Municipalities are targeted because of their significantly large workforces and because they oversee a lot of payments, says Phillip Harmon, a cybersecurity and data privacy associate at Woods Rogers.
While it's hard to get commercial AI programs and large-language models to do something illegal, Avanzato says, scammers can simply set up their own local AI models, train them on thousands of invoices and local planning and building codes, and set them loose.
Most cities don't report such attempts, Harmon says, and the amounts requested — sometimes amounting to a few thousand dollars — don't necessarily capture the attention of law enforcement.
Fighting back with information
Many of the affected cities have deployed or are creating information campaigns to deter further phishing scams. In Minneapolis, the planning department quickly added warnings to its pre-application process, so applicants are aware of who would contact them and the right way to pay.

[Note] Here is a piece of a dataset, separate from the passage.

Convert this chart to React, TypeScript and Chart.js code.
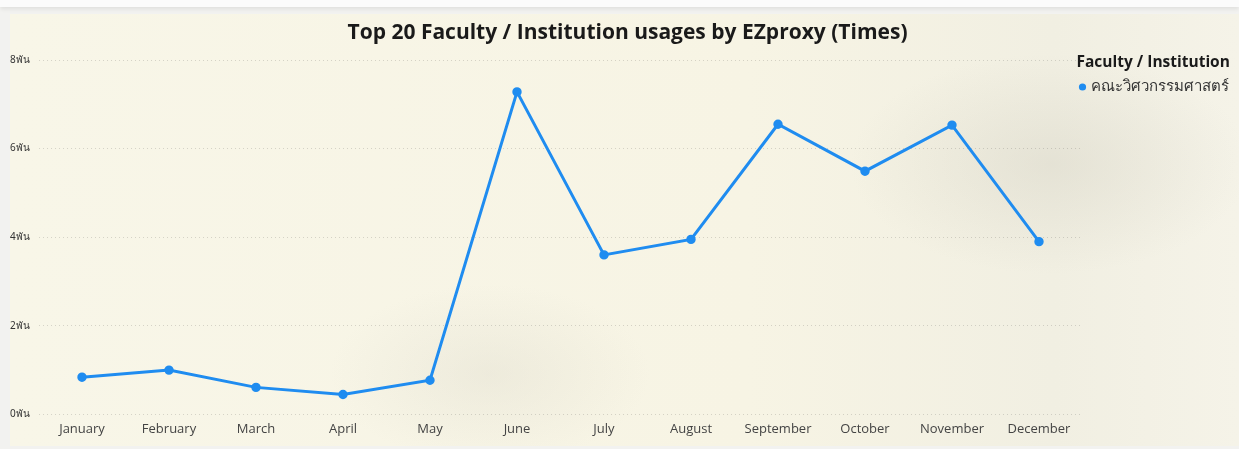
import React, { useEffect, useRef } from "react";
import { Chart, registerables } from "chart.js";

Chart.register(...registerables);

const months = ["January", "February", "March", "April", "May", "June", "July", "August", "September", "October", "November", "December"];
const seriesName = "คณะวิศวกรรมศาสตร์";
const usages = [840, 1000, 610, 450, 770, 7280, 3600, 3950, 6550, 5490, 6530, 3900];
const yTicks = [0, 2000, 4000, 6000, 8000];
const titleText = "Top 20 Faculty / Institution usages by EZproxy (Times)";
const legendTitle = "Faculty / Institution";
const lineColor = "#1F8CF0";

const headerAndLegend = {
  id: "headerAndLegend",
  afterDraw(chart: any) {
    const ctx = chart.ctx;
    const ds = chart.data.datasets[0];
    ctx.save();
    ctx.textBaseline = "middle";
    // title, centred on the whole visual
    ctx.textAlign = "center";
    ctx.fillStyle = "#1a1a1a";
    ctx.font = "bold 21px 'Open Sans', 'Noto Sans', sans-serif";
    ctx.fillText(titleText, chart.width / 2 + 3, 19);
    // legend at right
    const x0 = chart.chartArea.right - 6;
    const y0 = chart.chartArea.top + 3;
    ctx.textAlign = "left";
    ctx.font = "bold 15.5px 'Open Sans', 'Noto Sans', sans-serif";
    ctx.fillText(legendTitle, x0, y0);
    ctx.beginPath();
    ctx.fillStyle = ds.borderColor;
    ctx.arc(x0 + 6, y0 + 24, 3.6, 0, Math.PI * 2);
    ctx.fill();
    ctx.fillStyle = "#333";
    ctx.font = "15px 'Noto Sans', 'Open Sans', sans-serif";
    ctx.fillText(ds.label, x0 + 14, y0 + 24);
    ctx.restore();
  },
};

export default function App() {
  const ref = useRef<HTMLCanvasElement | null>(null);
  useEffect(() => {
    document.body.style.margin = "0";
    const ctx = ref.current!;
    const chart = new Chart(ctx, {
      type: "line",
      data: {
        labels: months,
        datasets: [
          {
            label: seriesName,
            data: usages,
            borderColor: lineColor,
            backgroundColor: lineColor,
            borderWidth: 3,
            pointRadius: 3.2,
            pointHoverRadius: 3.2,
            tension: 0,
          },
        ],
      },
      plugins: [headerAndLegend],
      options: {
        animation: false,
        responsive: false,
        maintainAspectRatio: false,
        layout: { padding: { left: 0, right: 156.5, top: 46, bottom: 2 } },
        plugins: {
          title: { display: false },
          legend: { display: false },
          tooltip: { enabled: false },
        },
        scales: {
          x: {
            offset: true,
            grid: { display: false, drawTicks: false },
            border: { display: false },
            ticks: {
              color: "#444",
              padding: 7,
              maxRotation: 0,
              autoSkip: false,
              font: { family: "'Open Sans', 'Noto Sans', sans-serif", size: 13 },
            },
          },
          y: {
            min: 0,
            max: 8000,
            afterBuildTicks: (scale: any) => {
              scale.ticks = yTicks.map((v) => ({ value: v }));
            },
            afterFit: (scale: any) => {
              scale.width = 28.5;
            },
            grid: { color: "rgba(0,0,0,0.14)", drawTicks: false, lineWidth: 1 },
            border: { display: false, dash: [1, 3] },
            ticks: {
              color: "#333",
              crossAlign: "far",
              padding: 4,
              font: { family: "'Noto Sans', 'Open Sans', sans-serif", size: 10 },
              callback: (v: any) => `${Number(v) / 1000}พัน`,
            },
          },
        },
      },
    });
    return () => chart.destroy();
  }, []);

  return (
    <div style={{ position: "absolute", left: 0, top: 0, width: 1239, height: 449, background: "#f2f2f0", overflow: "hidden" }}>
      <div style={{ position: "absolute", left: 0, top: 0, width: 1239, height: 7, background: "#fbfbfb", boxShadow: "0 2px 4px rgba(0,0,0,0.08)" }} />
      <div
        style={{
          position: "absolute",
          left: 10,
          top: 14,
          width: 1229,
          height: 432,
          background:
            "radial-gradient(ellipse 200px 110px at 1040px 150px, rgba(205,202,188,0.35), rgba(205,202,188,0) 100%), radial-gradient(ellipse 160px 90px at 480px 360px, rgba(215,212,198,0.3), rgba(215,212,198,0) 100%), linear-gradient(90deg, #f8f6e8 0%, #f7f4e4 60%, #f1efe2 85%, #f5f3e8 100%)",
        }}
      >
        <canvas ref={ref} width={1229} height={432} style={{ display: "block" }} />
      </div>
    </div>
  );
}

Planners also teamed up with the city's IT department for a campaign warning residents about these scams. In Miami and Houston, officials also have reviewed their application processes to inform applicants pre-emptively of the right channels for communication and payment.
These scams show the potential downside to increased transparency that may allow others to use information for sinister purposes. As technology allows bad actors to create even more personalized, detailed cons at scale, the issue of transparency will only become more crucial.
"This isn't the answer people want to hear, but for these criminals, it's a business," says Harmon. "They're money-motivated. If there is an increase in any of these types of attacks, it's because they've worked, right?"
While technology to spot and deter scams continues improving, concentrating on the human element — training users in official channels of communications and how to avoid such scams — remains the better deterrent, Harmon says.
"This might be the unfortunate case where you just don't have a technological fix," he says. "The fix is not to make the data available, but that's not an option if departments are required to be publicly transparent."